### EXTRACTED INFORMATION:
################

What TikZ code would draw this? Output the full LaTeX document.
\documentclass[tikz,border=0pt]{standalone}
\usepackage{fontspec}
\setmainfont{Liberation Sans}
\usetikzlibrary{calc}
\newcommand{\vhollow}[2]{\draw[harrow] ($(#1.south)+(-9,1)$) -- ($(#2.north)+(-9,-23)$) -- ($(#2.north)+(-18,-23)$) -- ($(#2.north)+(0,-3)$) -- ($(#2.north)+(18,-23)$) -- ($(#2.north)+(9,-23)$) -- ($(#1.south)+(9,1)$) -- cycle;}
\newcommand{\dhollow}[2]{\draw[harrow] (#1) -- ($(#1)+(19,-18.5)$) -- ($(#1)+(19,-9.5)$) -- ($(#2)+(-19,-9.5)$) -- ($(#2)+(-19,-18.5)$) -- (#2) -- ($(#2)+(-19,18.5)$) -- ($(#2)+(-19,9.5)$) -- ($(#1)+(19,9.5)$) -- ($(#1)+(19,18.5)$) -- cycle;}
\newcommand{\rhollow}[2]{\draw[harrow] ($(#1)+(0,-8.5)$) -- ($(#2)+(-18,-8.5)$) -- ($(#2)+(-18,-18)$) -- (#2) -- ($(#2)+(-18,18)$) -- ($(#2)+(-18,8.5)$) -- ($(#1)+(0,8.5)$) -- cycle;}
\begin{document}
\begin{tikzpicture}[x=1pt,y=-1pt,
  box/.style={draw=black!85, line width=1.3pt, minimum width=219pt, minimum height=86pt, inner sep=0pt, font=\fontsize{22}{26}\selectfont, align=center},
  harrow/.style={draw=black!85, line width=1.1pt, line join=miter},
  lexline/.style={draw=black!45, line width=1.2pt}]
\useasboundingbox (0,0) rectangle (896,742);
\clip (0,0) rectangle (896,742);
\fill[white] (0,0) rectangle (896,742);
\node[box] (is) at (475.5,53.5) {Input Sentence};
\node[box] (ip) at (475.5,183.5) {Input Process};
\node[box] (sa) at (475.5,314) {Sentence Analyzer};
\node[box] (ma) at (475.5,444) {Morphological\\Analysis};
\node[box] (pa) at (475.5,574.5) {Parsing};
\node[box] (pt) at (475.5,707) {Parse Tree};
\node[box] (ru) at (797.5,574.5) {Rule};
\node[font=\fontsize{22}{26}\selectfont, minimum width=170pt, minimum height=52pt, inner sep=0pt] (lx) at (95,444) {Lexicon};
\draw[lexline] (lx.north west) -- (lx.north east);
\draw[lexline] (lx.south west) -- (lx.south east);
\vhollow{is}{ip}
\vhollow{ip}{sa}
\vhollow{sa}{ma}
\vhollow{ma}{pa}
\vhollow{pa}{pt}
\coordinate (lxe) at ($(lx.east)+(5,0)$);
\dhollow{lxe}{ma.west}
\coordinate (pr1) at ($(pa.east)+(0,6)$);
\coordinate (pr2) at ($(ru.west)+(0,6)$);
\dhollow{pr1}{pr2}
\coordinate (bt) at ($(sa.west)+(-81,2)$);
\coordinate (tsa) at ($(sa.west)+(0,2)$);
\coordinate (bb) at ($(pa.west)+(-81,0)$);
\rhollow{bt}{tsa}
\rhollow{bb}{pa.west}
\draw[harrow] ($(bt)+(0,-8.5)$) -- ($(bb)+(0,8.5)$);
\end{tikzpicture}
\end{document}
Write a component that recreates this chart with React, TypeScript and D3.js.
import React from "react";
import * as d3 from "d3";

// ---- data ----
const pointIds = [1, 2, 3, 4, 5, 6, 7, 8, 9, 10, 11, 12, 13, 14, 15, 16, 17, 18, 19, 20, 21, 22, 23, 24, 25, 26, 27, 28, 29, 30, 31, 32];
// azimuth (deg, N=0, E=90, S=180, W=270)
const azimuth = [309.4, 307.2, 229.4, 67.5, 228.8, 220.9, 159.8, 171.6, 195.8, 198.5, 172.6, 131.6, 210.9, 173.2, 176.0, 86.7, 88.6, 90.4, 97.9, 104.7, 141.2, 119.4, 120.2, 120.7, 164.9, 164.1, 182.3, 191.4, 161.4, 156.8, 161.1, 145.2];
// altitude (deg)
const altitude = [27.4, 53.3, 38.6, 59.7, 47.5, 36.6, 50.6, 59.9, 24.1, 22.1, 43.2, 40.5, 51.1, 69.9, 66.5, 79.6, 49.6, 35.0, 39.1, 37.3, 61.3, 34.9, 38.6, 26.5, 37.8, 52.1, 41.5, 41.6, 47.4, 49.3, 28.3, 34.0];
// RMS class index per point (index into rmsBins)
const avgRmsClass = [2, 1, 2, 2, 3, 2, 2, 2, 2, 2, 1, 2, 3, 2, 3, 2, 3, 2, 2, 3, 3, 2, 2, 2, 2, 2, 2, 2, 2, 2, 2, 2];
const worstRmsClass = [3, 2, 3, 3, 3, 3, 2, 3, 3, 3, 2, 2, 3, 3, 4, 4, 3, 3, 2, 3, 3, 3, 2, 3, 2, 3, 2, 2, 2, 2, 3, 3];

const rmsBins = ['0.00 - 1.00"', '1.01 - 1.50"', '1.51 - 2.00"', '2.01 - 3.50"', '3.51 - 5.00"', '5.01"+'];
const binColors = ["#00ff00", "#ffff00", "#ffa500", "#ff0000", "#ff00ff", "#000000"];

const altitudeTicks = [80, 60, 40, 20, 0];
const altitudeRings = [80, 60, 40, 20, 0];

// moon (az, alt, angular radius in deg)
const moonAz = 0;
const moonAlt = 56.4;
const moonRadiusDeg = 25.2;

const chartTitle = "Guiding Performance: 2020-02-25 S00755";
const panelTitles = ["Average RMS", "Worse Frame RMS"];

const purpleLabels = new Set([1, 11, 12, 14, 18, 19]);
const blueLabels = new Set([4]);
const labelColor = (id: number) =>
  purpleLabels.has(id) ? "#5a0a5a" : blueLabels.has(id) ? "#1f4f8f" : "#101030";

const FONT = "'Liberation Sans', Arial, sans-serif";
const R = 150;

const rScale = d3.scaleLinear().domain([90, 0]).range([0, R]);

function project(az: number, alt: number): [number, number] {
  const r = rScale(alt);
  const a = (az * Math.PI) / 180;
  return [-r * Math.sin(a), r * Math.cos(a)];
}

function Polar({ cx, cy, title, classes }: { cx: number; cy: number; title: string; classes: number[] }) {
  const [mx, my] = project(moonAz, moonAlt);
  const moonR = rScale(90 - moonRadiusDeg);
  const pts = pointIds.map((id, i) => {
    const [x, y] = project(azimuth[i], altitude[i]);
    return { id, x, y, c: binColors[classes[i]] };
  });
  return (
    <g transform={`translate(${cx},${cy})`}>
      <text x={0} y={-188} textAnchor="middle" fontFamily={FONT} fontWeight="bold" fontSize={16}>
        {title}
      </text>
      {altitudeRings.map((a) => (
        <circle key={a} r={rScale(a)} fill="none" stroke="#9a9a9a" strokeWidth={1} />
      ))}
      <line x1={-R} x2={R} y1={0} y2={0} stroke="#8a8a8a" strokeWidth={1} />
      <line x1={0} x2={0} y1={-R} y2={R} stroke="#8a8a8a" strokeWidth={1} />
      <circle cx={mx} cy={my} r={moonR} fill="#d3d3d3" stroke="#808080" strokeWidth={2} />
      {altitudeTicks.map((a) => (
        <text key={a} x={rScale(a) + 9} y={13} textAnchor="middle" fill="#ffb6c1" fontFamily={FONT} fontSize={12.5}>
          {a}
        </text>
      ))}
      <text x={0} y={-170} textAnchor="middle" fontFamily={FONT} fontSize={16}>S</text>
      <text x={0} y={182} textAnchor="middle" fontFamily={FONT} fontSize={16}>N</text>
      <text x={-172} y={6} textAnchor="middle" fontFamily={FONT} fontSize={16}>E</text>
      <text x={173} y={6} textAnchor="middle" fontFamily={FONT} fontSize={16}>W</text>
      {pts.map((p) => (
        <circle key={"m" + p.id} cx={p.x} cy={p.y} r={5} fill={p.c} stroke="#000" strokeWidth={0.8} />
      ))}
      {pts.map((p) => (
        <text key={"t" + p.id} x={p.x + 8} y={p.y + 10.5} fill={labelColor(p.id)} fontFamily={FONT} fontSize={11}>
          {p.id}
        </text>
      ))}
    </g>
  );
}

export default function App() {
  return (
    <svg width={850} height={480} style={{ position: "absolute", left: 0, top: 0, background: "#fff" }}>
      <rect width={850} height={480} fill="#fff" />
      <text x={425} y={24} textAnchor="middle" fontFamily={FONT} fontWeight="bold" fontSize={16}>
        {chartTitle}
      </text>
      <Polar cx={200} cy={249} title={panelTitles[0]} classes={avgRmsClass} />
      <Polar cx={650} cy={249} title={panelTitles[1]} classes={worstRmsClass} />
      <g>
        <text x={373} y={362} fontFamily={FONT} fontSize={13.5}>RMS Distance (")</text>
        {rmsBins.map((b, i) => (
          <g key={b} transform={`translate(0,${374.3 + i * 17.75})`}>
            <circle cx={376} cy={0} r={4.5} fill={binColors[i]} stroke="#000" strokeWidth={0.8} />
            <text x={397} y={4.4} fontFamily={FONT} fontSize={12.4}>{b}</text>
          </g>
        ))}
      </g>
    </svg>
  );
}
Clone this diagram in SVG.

################

The lines to extract from the data above begin with the line containing "Write a component" and end with the line containing "import * as". Extract them exactly, including both.

### TASK RESPONSE:
Write a component that recreates this chart with React, TypeScript and D3.js.
import React from "react";
import * as d3 from "d3";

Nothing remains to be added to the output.